Friday, April 15, 2011

State of the Neko address: week 60, part 2

song+ Breakeven- the Script- the Script
book+ nothing presently
quest+ figuring out details for Project 2012
upper+ this feels like the right thing to do
downer+ it's terrifying!
attire+ pajamas
drink+ milk


i'm unhappy, and i'm tired of being unhappy, so in talking to Kyu we've come up with a plan that will (hopefully) allow us to be happy- Project 2012. it's not a terribly complicated plan, or even a brilliant one, it's pretty much this: leave this place and start over somewhere new. we've given ourselves the rest of 2011 to save and figure out the details of where we'll go and how we'll support ourselves when we get there.

i love my family, both the one i was born into and the one i've found through shared experience, but i need space to breathe. i need to be somewhere that no one knows me, so no one will expect anything of me and i can learn on my own. going somewhere else that's still local won't work, the safety net of family will still be there. we need to go somewhere entirely different and see who we are independent of the circumstances that built us. i love it here in Texas, and i always have, but it's become more apparent that until i leave i'll not manage to shake the spectre that's followed me for 11 years. everything here serves as a reminder of the one experience that threw my entire life off the path i'd worked out for it. i feel shackled by affection, expectation, and memory. i need to get away from it all.

we narrowed down the search field of where to look for our own place rather democratically i think. i want to live where i can see or hear water when the mood strikes, Kyu wants out of Texas. i want the South since i hate to be cold, Kyu loathes the West coast arbitrarily and would prefer to avoid it. i need a certain amount of metropolitan noise, Kyu doesn't want the capital city stress level. basically we've more or less decided on something like coastal Georgia.

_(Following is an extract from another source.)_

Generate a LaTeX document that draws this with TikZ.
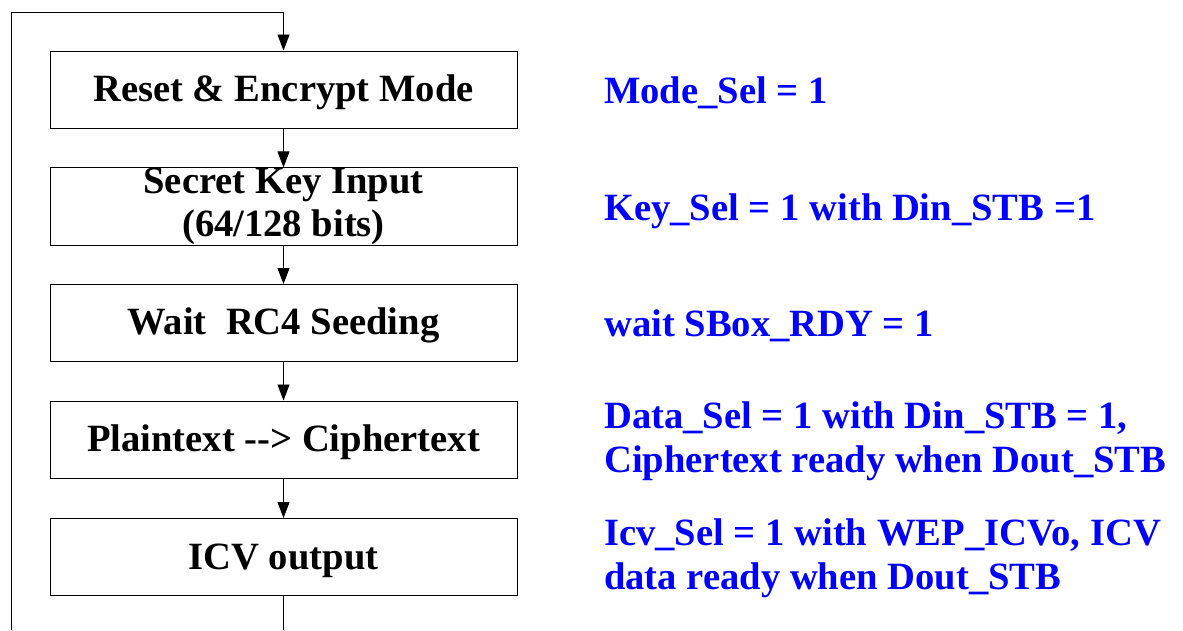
\documentclass[tikz,border=0pt]{standalone}
\usepackage{fontspec}
\setmainfont{Liberation Serif}
\usetikzlibrary{arrows.meta}
% taller first line so the text sits slightly low in its box
\newcommand\boxstrut{\rule{0pt}{32.5pt}}
\begin{document}
\begin{tikzpicture}[x=1pt,y=-1pt,
  stepbox/.style={draw, line width=1pt, minimum width=467pt, minimum height=77pt,
    inner sep=0pt, align=center, font=\fontsize{38.6}{43.5}\selectfont\bfseries},
  note/.style={anchor=west, inner sep=0pt, text=blue, align=left,
    font=\fontsize{38.6}{43.5}\selectfont\bfseries},
  flow/.style={-{Triangle[length=16pt,width=12pt]}, line width=0.9pt},
  wire/.style={line width=0.9pt}]
\useasboundingbox (0,0) rectangle (1183,630);

% process steps
\node[stepbox] (b1) at (283.5,89.5)  {\boxstrut Reset \& Encrypt Mode};
\node[stepbox] (b2) at (283.5,206.5) {Secret Key Input\\(64/128 bits)};
\node[stepbox] (b3) at (283.5,323)   {\boxstrut Wait\ \ RC4 Seeding};
\node[stepbox] (b4) at (283.5,439.5) {\boxstrut Plaintext -{}-> Ciphertext};
\node[stepbox] (b5) at (283.5,557)   {\boxstrut ICV output};

% control signal notes
\node[note] (n1) at (604,93)    {Mode\_Sel = 1};
\node[note] (n2) at (604,211)   {Key\_Sel = 1 with Din\_STB =1};
\node[note] (n3) at (604,326)   {wait SBox\_RDY = 1};
\node[note] (n4) at (604,441.5) {Data\_Sel = 1 with Din\_STB = 1,\\Ciphertext ready when Dout\_STB};
\node[note] (n5) at (604,558.5) {Icv\_Sel = 1 with WEP\_ICVo, ICV\\data ready when Dout\_STB};

% sequence arrows
\draw[flow] (b1) -- (b2);
\draw[flow] (b2) -- (b3);
\draw[flow] (b3) -- (b4);
\draw[flow] (b4) -- (b5);

% loop back to the first step
\coordinate (tl) at (11.5,12.5);
\coordinate (bl) at (11.5,630);
\coordinate (bot) at (283.5,630);
\draw[wire] (b5.south) -- (bot);
\draw[flow] (bl) -- (tl) -- (tl -| b1.north) -- (b1.north);
\end{tikzpicture}
\end{document}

Savannah or a similar area, most likely, whatever is available and has what we're looking for when the time comes to move.

this year we'll be saving every penny we can, and at the end looking for jobs in whichever city we decide on. we need to learn to drive for sure, since we can't exactly teleport all our things to another state with the powers of our minds. i'll be going through the boxes of possessions that have yet to be unpacked (a year and a half after moving), and getting rid of things we legitimately have no need for. there are some things that i'm holding onto for specific reasons, i don't need them yet but i will at some point so i'm keeping them. there's plenty though that i only held on to out of nostalgia, so getting rid of it could only be a good thing. there's a part of me that wonders if i'll find a decent comic shop after we move, and a good art store with friendly employees, or if i'll end up ordering whatever supplies i need online.

i'm nervous, borderline terrified of the possibility of such drastic change, but i need it. WE need it, me and Kyu, i'm certain it's what we're meant to be doing in fact. as terrified as i am thinking about it, it still feels like the right thing to be doing, so i know that it'll work out as it's meant to.

home for me has always been about people and affection more than any place. i want that to change, i want a place that's my own. i want to live somewhere that people walk in and can see my hand prints all over it. i want to walk inside and feel safe and whole, without calling out first to see if anyone else is there. i'm okay with renting in a city that feels right until we can find the building that feels right. i'm not ready to buy a house yet, and neither is Kyu, but i want to be. that means i need to find me, and i need to find the right city, then we can find the right house and make it the perfect Home. i'm ready to have one of those.

2 comments:

Jenni said...

Well then. I am a little sad at the prospect of not having you nearby. That is the selfish part of me that wants all my family nice and close.
I am super proud of you for not just dreaming, but planning on a way to reach your dreams. I know you can do it. You are both smart, hard working and resourceful. Living in FL was one of the best things for Derek and I amd I bet Bon and Tyson would say the same. While for me home is being near my immediate family, we were ablt to carve out our own version of home while we were away. Here's to dreams and working to acheive them.

Lynn said...

So very, very excited for you. Can't wait to see what you come up with, and where you end up. I totally get your wanting to have a place that is *yours*. The duplex is as mine as a place I don't own, can be. It is almost enough. Almost.